Sunday, October 25, 2009


quotes from “Faith & Ecstasy”
By Nicholas Schmidle
Smithsonian
December 2008

Sufism is not a sect, like Shiism or Sunnism, but rather the mystical side of Islam — a personal, experiential approach to Allah, which contrasts with the prescriptive, doctrinal approach of fundamentalists like the Taliban. It exists throughout the Muslim world (perhaps most visibly in Turkey, where whirling dervishes represent a strain of Sufism), and its millions of followers generally embrace Islam as a religious experience, not a social or political one. Sufis represent the strongest indigenous force against Islamic fundamentalism…

The “four friends”… taught Sufism [in the early 13th century]. They eschewed fire-and-brimstone sermons, and rather than forcibly convert those belonging to other religions, they often incorporated local traditions into their own practices… Qalander [one of the four friends] “played the role of integrator,” says Ghulam Rabbani Agro, a Sindhi historian who has written about Qalander. “He wanted to take the sting out of religion.” …
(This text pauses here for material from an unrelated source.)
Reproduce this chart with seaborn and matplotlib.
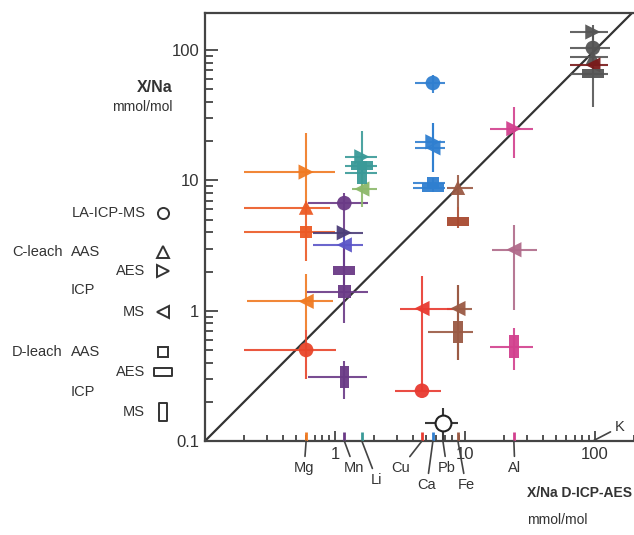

I hadn’t been able to find a clear, succinct definition of Sufism anywhere, so I asked [Rohail] Hyatt for one. “I can explain to you what love is until I turn blue in the face. I can take two weeks to explain everything to you,” he said. “But there is no way I can make you feel it. Sufism initiates that emotion in you. And through that process, religious experience becomes totally different: pure and absolutely nonviolent.”